• _GIVEN EXERCISE_: Count how many lines of the data below contain the string "this"; the reply should be that number alone.

────

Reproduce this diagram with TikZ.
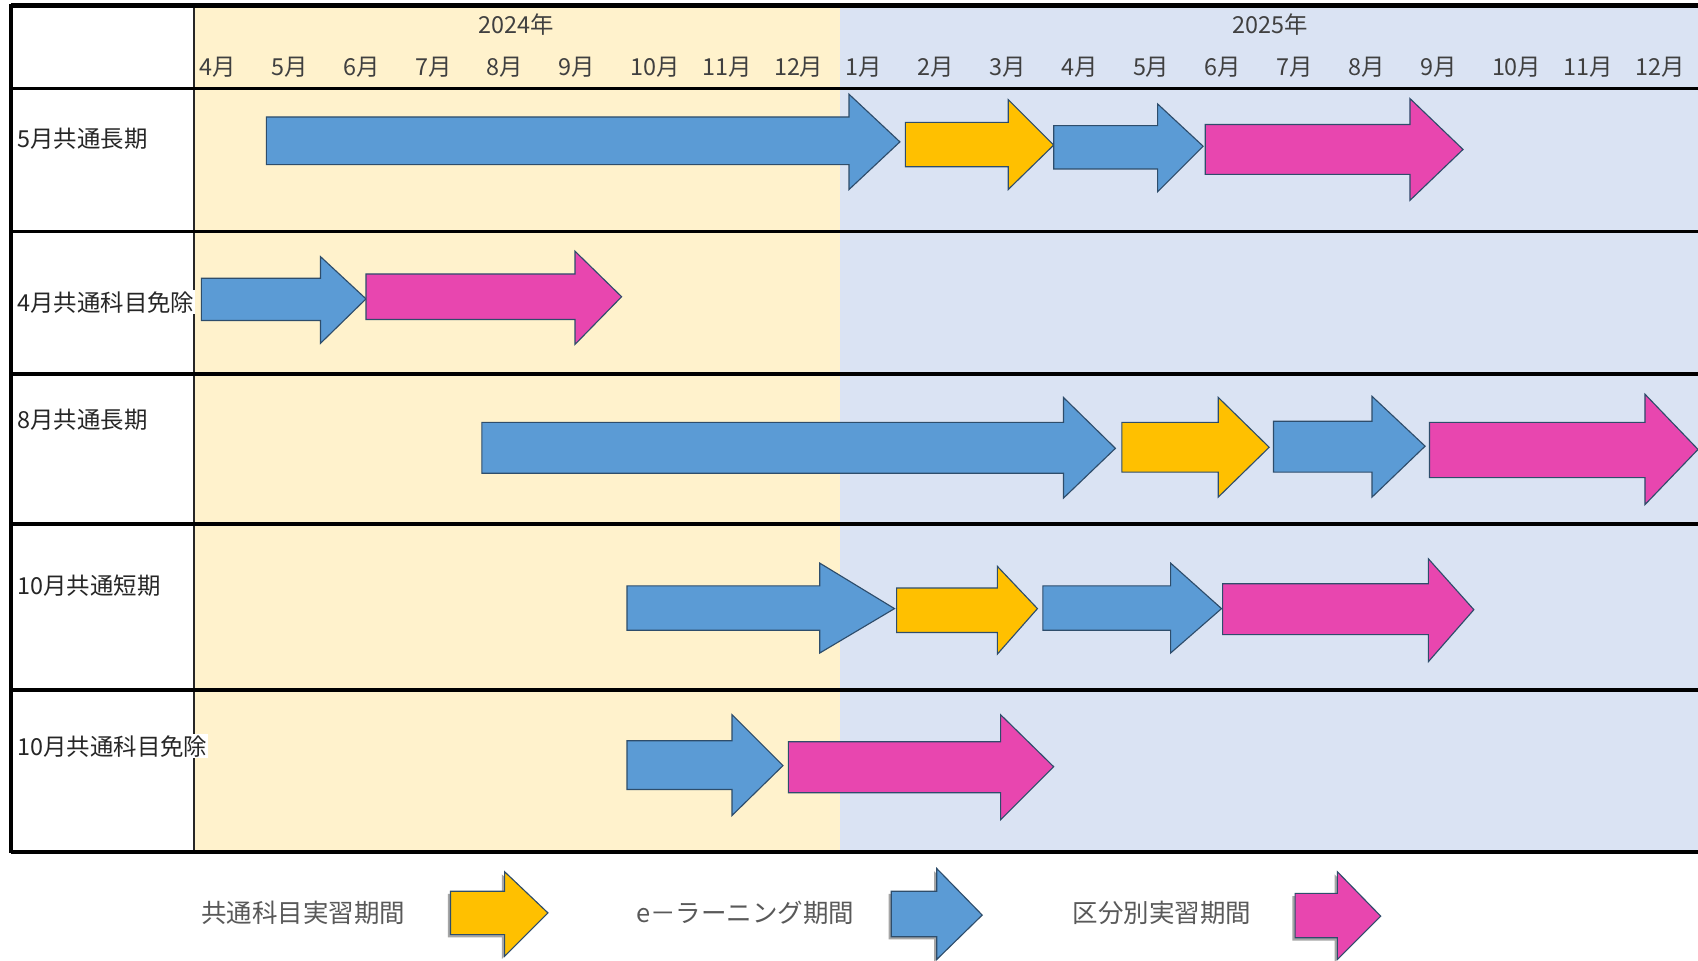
\documentclass[tikz,border=0pt]{standalone}
\usepackage{fontspec}
\setmainfont{Noto Sans CJK JP}
\definecolor{bgyel}{HTML}{FFF2CC}
\definecolor{bgblu}{HTML}{DAE3F3}
\definecolor{arblu}{HTML}{5B9BD5}
\definecolor{aryel}{HTML}{FFC000}
\definecolor{arpnk}{HTML}{E846AF}
\definecolor{arout}{HTML}{2E4D6B}
\definecolor{txt}{HTML}{404040}
\definecolor{legtxt}{HTML}{595959}
\newcommand{\garw}[9]{%
  \draw[arwstyle,fill=#1] (#2,#5) -- (#3,#5) -- (#3,#7) -- (#4,#9) -- (#3,#8) -- (#3,#6) -- (#2,#6) -- cycle;}
\newcommand{\garwsh}[9]{%
  \fill[black!35,xshift=-0.05cm,yshift=-0.05cm] (#2,#5) -- (#3,#5) -- (#3,#7) -- (#4,#9) -- (#3,#8) -- (#3,#6) -- (#2,#6) -- cycle;
  \garw{#1}{#2}{#3}{#4}{#5}{#6}{#7}{#8}{#9}}
\tikzset{
  arwstyle/.style={draw=arout,line width=0.6pt,line join=miter},
  month/.style={anchor=west,inner sep=0pt,text=txt,font=\fontsize{12.3pt}{14pt}\selectfont},
  yearlbl/.style={inner sep=0pt,text=txt,font=\fontsize{12.3pt}{14pt}\selectfont},
  rowlbl/.style={anchor=west,inner sep=0.5pt,fill=white,text=black!85,font=\fontsize{12.3pt}{14pt}\selectfont},
  leglbl/.style={inner sep=0pt,text=legtxt,font=\fontsize{13.4pt}{15pt}\selectfont},
  thickrule/.style={line width=1.8pt,black},
}
\begin{document}
\begin{tikzpicture}[x=0.02cm,y=-0.02cm]
\useasboundingbox (0,0) rectangle (1568,887);
\fill[white] (0,0) rectangle (1568,887);
% backgrounds
\fill[bgyel] (179,5) rectangle (776,787);
\fill[bgblu] (776,5) rectangle (1568,787);
% grid lines
\draw[line width=0.8pt,black!85] (179,5) -- (179,787);
\draw[line width=1.4pt] (10,81.5) -- (1568,81.5);
\foreach \yy in {214,345.5,484,637} \draw[thickrule] (10,\yy) -- (1568,\yy);
\draw[line width=2.2pt] (10,787) -- (1568,787);
\draw[line width=2.2pt] (10,5) -- (1568,5);
\draw[line width=2.2pt] (10,4) -- (10,788);
% headers
\node[yearlbl] (y2024) at (477,23) {2024年};
\node[yearlbl] (y2025) at (1173,23) {2025年};
\foreach \m [count=\k from 0] in {4,5,6,7,8,9,10,11,12,1,2,3,4,5,6,7,8,9,10,11,12}
  \node[month] (m\k) at ({184+66.3*\k},62) {\m 月};
% row labels
\node[rowlbl] (r1) at (15,128) {5月共通長期};
\node[rowlbl] (r2) at (15,279) {4月共通科目免除};
\node[rowlbl] (r3) at (15,388) {8月共通長期};
\node[rowlbl] (r4) at (15,541) {10月共通短期};
\node[rowlbl] (r5) at (15,689) {10月共通科目免除};
% row 1
\garw{arblu}{246}{784}{831}{108}{152}{87}{175}{131}
\garw{aryel}{836}{931}{973}{113}{154}{92}{175}{134}
\garw{arblu}{973}{1069}{1111}{116}{156}{96}{177}{135}
\garw{arpnk}{1113}{1302}{1351}{115}{161}{91}{185}{138}
% row 2
\garw{arblu}{186}{296}{338}{257}{296}{237}{317}{276}
\garw{arpnk}{338}{531}{574}{253}{295}{232}{318}{274}
% row 3
\garw{arblu}{445}{982}{1030}{390}{437}{367}{460}{414}
\garw{aryel}{1036}{1125}{1172}{390}{436}{367}{459}{413}
\garw{arblu}{1176}{1267}{1316}{389}{436}{366}{459}{412}
\garw{arpnk}{1320}{1519}{1568}{390}{441}{364}{466}{415}
% row 4
\garw{arblu}{579}{757}{826}{541}{582}{520}{603}{562}
\garw{aryel}{828}{921}{958}{543}{584}{523}{604}{562}
\garw{arblu}{963}{1081}{1128}{541}{582}{520}{603}{562}
\garw{arpnk}{1129}{1319}{1361}{539}{586}{516}{611}{563}
% row 5
\garw{arblu}{579}{676}{723}{684}{729}{660}{753}{707}
\garw{arpnk}{728}{924}{973}{685}{732}{660}{757}{708}
% legend
\node[leglbl] (l1) at (280,843) {共通科目実習期間};
\node[leglbl] (l2) at (688,843) {e－ラーニング期間};
\node[leglbl] (l3) at (1073,843) {区分別実習期間};
\garwsh{aryel}{416}{466}{506}{823}{863}{805}{883}{843}
\garwsh{arblu}{823}{865}{907}{823}{865}{802}{886}{845}
\garwsh{arpnk}{1196}{1235}{1275}{825}{866}{805}{886}{846}
\end{tikzpicture}
\end{document}
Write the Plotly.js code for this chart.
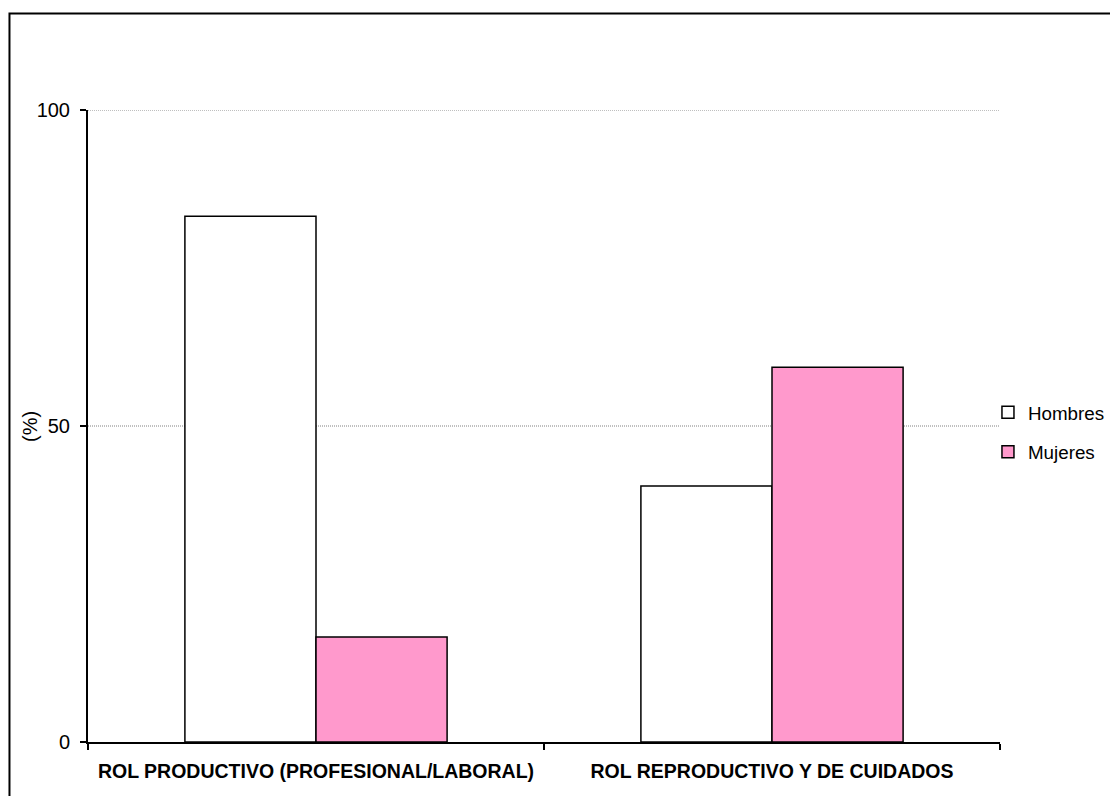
<!DOCTYPE html>
<html>
<head>
<meta charset="utf-8">
<script src="https://cdn.plot.ly/plotly-3.0.1.min.js"></script>
<style>html,body{margin:0;padding:0;background:#fff;}#chart{width:1110px;height:796px;}</style>
</head>
<body>
<div id="chart"></div>
<script>
const categories = ["ROL PRODUCTIVO (PROFESIONAL/LABORAL)", "ROL REPRODUCTIVO Y DE CUIDADOS"];
const hombres = [83.2, 40.5];
const mujeres = [16.6, 59.3];
const yTicks = [0, 50, 100];
const gridValues = [50, 100];
const yTitle = "(%)";

const FONT = "Liberation Sans, Arial, sans-serif";

const data = [
  {type: "bar", name: "Hombres", x: categories, y: hombres, legendgroup: "h",
   marker: {color: "#FFFFFF", line: {color: "#000000", width: 1.5}}},
  {type: "bar", name: "Mujeres", x: categories, y: mujeres, legendgroup: "m",
   marker: {color: "#FF99CC", line: {color: "#000000", width: 1.5}}}
];

const shapes = gridValues.map(v => ({
  type: "line", xref: "paper", yref: "y", x0: 0, x1: 1, y0: v, y1: v,
  line: {color: "#808080", width: 1, dash: "1px,1px"}, layer: "below"
}));
shapes.push({type: "rect", xref: "paper", yref: "paper", x0: -0.0861, x1: 1.2, y0: -0.2, y1: 1.1527,
  line: {color: "#000", width: 2}, fillcolor: "rgba(0,0,0,0)", layer: "above"});

const layout = {
  width: 1110, height: 796,
  margin: {l: 88, r: 110, t: 110, b: 54, autoexpand: false},
  paper_bgcolor: "#FFFFFF", plot_bgcolor: "#FFFFFF",
  font: {family: FONT, color: "#000000", size: 19},
  barmode: "group", bargap: 0.425, bargroupgap: 0,
  showlegend: true,
  legend: {x: 0.9868, xanchor: "left", y: 0.4905, yanchor: "middle", font: {size: 18.8},
           tracegroupgap: 12, itemwidth: 30, bgcolor: "rgba(0,0,0,0)"},
  xaxis: {type: "category", showline: true, linecolor: "#000", linewidth: 2,
          ticks: "outside", tickson: "boundaries", ticklen: 6, tickcolor: "#000", tickwidth: 2,
          ticklabelstandoff: 11,
          tickfont: {size: 19.5, family: FONT, weight: "bold"}, showgrid: false, zeroline: false},
  yaxis: {range: [0, 100], tickvals: yTicks, ticktext: yTicks.map(String),
          showline: true, linecolor: "#000", linewidth: 2,
          ticks: "outside", ticklen: 6, tickcolor: "#000", tickwidth: 2,
          ticklabelstandoff: 6,
          showgrid: false, zeroline: false,
          tickfont: {size: 20}},
  annotations: [
    {text: yTitle, xref: "paper", yref: "paper", x: -0.0636, y: 0.5, xanchor: "center", yanchor: "middle",
     textangle: -90, showarrow: false, font: {size: 20, family: FONT, color: "#000"}}
  ],
  shapes: shapes
};

Plotly.newPlot("chart", data, layout, {displayModeBar: false, staticPlot: true});
</script>
</body>
</html>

────

• _TASK SOLUTION_: 2